WRITTEN REQUEST
Show all lines from the data that include the word "this".

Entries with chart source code
════════════════════
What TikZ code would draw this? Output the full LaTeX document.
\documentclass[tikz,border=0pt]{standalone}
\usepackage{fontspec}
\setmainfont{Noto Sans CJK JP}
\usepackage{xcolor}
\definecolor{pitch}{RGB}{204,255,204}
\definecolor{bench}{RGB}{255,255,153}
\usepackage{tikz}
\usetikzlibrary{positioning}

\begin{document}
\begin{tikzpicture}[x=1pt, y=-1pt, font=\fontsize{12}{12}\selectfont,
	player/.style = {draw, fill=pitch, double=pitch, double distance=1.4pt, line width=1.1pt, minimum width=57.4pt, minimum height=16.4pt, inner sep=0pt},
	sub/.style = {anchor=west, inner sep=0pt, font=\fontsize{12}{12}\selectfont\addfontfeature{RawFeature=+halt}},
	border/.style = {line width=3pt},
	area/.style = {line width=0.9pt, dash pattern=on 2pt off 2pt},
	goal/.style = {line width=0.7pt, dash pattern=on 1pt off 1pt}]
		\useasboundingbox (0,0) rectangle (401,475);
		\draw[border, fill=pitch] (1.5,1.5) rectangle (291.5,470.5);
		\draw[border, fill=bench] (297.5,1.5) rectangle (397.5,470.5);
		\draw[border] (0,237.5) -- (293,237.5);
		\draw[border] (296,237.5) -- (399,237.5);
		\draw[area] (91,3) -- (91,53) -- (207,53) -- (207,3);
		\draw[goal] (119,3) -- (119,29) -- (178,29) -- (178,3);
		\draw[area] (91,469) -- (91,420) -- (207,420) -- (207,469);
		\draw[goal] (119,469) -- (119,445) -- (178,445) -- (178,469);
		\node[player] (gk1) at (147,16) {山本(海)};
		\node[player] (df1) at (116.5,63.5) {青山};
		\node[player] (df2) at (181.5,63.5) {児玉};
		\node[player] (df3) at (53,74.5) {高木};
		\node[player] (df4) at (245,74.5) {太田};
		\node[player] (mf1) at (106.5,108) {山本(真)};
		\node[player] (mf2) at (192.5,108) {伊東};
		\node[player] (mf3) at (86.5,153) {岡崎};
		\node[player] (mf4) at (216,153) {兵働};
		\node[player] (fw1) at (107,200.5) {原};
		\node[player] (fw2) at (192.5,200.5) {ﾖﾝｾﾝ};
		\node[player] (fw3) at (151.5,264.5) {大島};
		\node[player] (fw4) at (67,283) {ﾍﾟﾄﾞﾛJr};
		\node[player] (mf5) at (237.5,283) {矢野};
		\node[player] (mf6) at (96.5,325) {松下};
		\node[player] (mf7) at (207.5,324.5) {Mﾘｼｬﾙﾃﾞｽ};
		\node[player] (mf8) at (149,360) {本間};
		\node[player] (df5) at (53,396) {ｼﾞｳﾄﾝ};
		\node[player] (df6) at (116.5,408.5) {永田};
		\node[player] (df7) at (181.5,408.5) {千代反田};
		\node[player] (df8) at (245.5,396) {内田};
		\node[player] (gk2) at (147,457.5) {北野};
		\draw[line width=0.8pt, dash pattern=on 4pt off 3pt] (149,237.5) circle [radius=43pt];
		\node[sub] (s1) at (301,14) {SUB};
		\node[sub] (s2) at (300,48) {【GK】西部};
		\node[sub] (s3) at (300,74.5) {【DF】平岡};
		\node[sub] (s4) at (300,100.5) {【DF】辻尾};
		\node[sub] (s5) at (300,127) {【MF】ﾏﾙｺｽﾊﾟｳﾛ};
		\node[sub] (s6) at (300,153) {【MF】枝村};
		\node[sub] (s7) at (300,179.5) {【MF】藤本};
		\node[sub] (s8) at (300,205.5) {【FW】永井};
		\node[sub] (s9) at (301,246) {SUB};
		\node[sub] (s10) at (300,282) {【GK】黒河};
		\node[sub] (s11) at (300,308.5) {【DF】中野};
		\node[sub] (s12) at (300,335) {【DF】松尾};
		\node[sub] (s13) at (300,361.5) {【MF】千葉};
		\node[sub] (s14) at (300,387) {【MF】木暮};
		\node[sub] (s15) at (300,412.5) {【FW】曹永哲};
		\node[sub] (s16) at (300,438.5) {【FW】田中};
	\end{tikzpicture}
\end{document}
════════════════════
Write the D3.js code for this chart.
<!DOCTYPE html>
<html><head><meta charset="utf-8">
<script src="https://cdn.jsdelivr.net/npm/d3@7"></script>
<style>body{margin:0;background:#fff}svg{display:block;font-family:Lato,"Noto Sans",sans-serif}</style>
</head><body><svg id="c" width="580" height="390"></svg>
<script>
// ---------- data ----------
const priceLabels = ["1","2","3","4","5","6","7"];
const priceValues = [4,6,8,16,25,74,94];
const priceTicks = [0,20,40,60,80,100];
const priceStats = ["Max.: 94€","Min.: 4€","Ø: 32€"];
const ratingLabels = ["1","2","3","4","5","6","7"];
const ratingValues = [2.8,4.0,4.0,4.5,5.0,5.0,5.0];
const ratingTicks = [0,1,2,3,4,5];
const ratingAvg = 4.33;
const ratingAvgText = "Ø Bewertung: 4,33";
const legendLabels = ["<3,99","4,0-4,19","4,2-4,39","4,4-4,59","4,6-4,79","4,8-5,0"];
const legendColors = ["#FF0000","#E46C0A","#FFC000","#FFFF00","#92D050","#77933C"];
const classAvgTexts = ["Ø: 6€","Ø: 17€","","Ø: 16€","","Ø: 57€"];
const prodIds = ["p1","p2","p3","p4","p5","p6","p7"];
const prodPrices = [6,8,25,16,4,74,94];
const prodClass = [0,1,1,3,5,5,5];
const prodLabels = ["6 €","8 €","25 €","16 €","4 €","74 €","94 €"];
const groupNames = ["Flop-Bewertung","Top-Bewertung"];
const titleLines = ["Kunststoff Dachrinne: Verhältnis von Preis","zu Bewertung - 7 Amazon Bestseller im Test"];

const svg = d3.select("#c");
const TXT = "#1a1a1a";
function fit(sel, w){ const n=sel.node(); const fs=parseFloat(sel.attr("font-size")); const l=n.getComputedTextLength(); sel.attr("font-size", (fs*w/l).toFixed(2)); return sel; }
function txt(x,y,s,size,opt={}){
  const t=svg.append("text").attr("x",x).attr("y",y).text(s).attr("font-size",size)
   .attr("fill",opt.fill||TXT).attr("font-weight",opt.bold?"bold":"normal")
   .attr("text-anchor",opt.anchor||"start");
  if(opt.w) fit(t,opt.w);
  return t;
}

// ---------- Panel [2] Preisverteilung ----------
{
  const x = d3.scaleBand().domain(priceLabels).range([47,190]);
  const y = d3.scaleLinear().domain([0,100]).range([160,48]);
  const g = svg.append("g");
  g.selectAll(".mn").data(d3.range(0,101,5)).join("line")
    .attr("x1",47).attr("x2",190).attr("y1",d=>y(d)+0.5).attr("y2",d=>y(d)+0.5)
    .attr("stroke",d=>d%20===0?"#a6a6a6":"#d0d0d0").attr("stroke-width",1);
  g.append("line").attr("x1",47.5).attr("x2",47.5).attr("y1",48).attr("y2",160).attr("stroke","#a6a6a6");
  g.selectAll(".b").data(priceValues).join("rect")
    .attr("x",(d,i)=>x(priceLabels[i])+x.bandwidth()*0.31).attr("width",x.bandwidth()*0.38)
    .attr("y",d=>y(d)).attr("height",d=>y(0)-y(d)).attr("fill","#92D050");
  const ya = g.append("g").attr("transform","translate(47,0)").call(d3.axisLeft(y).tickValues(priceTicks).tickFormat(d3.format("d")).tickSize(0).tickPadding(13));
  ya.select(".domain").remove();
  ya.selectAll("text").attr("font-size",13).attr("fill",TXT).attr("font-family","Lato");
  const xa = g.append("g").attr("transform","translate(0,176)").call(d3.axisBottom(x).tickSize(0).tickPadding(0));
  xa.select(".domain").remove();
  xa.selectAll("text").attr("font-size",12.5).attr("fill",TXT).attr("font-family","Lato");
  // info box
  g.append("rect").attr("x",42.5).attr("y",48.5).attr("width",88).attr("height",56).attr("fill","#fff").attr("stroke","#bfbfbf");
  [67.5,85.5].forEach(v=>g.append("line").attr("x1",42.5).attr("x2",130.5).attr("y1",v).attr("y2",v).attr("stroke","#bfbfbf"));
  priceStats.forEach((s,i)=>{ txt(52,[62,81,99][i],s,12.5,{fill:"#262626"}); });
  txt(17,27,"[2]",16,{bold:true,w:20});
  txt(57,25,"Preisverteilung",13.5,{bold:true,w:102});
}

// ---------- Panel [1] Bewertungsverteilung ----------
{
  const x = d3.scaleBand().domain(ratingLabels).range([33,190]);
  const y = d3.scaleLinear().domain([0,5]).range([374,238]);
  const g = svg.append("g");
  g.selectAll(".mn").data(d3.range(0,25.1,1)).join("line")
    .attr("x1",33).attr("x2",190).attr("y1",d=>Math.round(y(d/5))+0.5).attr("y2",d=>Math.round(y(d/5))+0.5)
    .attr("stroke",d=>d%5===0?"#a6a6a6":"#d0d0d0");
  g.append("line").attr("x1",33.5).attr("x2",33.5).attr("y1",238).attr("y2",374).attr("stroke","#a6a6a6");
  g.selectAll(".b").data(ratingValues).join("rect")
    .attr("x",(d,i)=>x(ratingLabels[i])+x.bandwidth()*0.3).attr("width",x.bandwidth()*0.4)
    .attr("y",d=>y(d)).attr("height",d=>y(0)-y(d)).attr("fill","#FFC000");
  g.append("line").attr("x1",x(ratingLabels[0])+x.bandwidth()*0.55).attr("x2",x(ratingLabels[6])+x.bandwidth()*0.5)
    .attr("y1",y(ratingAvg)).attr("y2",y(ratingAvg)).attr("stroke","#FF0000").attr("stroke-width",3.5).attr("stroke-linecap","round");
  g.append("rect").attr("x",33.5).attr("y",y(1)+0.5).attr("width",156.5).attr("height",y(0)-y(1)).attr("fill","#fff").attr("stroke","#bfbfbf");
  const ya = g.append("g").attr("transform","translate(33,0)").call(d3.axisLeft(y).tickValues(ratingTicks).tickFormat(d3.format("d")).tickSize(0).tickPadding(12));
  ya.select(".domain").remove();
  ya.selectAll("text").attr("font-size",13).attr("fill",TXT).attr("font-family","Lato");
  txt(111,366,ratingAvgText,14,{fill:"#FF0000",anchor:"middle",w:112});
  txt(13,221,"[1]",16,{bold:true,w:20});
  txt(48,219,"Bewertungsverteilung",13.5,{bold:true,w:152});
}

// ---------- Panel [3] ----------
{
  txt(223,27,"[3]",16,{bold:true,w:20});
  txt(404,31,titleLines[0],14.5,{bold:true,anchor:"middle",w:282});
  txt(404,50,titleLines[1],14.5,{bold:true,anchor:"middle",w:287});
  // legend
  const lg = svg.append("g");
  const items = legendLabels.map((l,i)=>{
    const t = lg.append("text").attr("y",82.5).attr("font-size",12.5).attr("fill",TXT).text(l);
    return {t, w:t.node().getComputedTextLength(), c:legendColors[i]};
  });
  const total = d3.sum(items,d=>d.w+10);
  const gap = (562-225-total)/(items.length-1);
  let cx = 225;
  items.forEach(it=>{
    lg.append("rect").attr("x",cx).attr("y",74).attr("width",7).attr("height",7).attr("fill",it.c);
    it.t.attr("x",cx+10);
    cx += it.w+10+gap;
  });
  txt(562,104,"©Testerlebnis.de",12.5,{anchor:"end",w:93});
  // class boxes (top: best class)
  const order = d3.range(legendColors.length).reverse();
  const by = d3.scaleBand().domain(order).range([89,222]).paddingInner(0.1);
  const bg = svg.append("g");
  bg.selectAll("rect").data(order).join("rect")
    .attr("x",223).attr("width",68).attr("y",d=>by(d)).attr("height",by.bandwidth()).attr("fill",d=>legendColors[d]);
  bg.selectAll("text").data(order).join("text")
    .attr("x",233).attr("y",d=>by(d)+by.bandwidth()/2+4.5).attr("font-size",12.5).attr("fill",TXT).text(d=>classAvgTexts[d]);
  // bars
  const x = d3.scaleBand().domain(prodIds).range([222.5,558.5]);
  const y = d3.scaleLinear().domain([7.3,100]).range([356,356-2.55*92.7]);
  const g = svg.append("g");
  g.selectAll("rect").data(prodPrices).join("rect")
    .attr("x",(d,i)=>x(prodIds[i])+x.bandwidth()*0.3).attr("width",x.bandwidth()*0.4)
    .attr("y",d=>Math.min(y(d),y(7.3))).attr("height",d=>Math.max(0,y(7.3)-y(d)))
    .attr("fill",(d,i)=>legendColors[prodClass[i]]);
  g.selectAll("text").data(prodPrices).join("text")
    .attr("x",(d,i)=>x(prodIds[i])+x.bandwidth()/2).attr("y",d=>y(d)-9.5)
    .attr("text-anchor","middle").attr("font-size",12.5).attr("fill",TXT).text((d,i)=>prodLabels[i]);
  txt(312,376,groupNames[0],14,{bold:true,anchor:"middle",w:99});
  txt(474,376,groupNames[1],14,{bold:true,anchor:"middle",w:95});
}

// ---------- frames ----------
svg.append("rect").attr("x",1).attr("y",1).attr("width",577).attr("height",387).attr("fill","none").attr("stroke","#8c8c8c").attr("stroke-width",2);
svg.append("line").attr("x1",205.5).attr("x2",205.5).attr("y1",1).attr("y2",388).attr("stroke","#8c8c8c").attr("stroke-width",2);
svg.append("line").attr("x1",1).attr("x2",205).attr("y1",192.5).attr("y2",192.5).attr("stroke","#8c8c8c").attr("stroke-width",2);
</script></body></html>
════════════════════
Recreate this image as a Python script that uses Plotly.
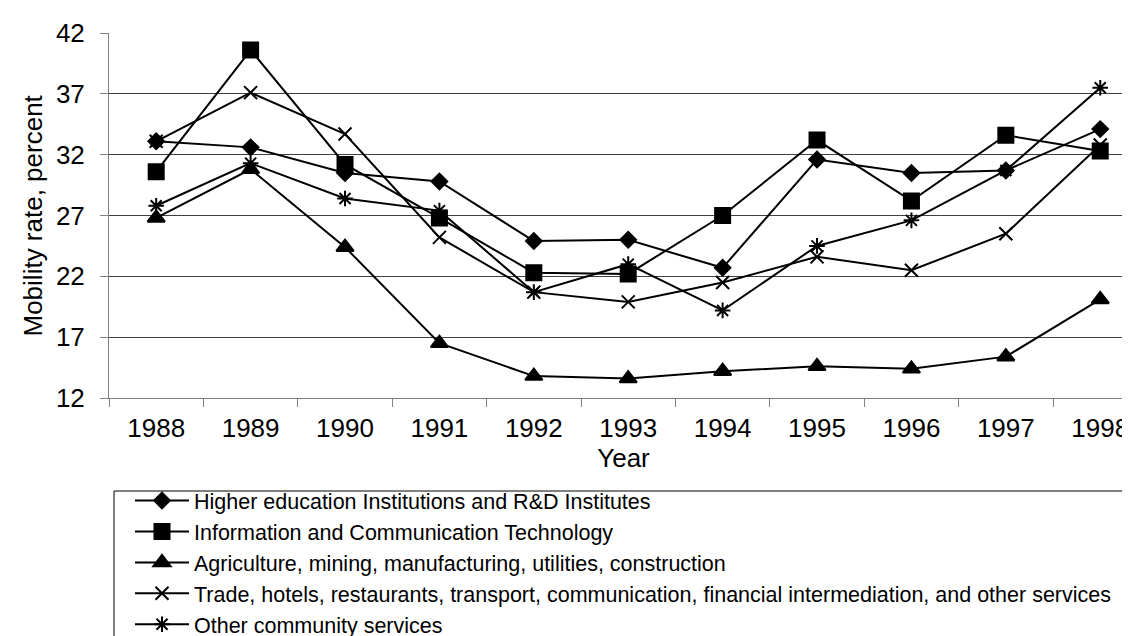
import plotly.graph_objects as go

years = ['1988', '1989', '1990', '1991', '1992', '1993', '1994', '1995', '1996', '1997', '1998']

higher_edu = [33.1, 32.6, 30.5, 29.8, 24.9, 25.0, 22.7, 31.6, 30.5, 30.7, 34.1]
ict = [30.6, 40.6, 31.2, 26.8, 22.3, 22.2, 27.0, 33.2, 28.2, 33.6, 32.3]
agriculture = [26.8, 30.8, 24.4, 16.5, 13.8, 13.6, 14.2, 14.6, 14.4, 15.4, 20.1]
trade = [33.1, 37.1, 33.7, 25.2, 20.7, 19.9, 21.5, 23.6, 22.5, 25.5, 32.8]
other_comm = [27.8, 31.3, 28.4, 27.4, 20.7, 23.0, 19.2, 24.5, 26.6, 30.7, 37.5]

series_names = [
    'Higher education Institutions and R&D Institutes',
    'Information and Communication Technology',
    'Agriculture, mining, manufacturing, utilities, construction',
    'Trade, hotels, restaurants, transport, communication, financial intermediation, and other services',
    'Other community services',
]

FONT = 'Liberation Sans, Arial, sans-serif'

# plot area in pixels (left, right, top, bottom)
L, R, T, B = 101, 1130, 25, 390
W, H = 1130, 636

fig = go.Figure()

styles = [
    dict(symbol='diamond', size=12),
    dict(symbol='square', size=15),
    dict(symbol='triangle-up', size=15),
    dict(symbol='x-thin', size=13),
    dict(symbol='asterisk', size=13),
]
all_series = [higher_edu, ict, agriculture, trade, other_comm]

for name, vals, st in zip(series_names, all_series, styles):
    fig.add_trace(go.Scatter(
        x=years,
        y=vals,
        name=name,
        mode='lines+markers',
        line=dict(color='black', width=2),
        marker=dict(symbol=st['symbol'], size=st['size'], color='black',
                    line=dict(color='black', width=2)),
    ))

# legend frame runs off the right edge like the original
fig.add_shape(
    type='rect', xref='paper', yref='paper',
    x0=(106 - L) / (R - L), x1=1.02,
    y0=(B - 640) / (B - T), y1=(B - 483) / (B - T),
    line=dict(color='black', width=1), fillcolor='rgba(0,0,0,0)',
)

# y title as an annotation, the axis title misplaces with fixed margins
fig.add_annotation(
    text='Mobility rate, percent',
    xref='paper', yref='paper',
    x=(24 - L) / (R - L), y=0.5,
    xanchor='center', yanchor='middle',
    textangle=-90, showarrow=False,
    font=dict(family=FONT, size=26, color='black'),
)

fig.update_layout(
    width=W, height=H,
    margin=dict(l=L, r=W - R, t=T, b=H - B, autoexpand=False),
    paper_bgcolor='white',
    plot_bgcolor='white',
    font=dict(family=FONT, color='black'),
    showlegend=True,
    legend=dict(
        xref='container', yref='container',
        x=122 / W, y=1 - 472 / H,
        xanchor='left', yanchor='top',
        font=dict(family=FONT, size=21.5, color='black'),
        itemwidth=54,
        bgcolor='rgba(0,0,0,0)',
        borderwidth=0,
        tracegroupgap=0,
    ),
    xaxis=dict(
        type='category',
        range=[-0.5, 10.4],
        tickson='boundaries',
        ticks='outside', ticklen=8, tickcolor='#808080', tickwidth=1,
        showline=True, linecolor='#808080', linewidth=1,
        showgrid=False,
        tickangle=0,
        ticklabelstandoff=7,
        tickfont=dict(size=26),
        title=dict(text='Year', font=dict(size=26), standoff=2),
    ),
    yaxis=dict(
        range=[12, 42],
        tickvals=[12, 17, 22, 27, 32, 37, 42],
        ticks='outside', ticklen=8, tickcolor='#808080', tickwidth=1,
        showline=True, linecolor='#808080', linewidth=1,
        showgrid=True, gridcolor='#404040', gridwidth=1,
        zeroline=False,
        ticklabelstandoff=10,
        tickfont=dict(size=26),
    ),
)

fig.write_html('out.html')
════════════════════
OUTPUT
What TikZ code would draw this? Output the full LaTeX document.
Write the D3.js code for this chart.
Recreate this image as a Python script that uses Plotly.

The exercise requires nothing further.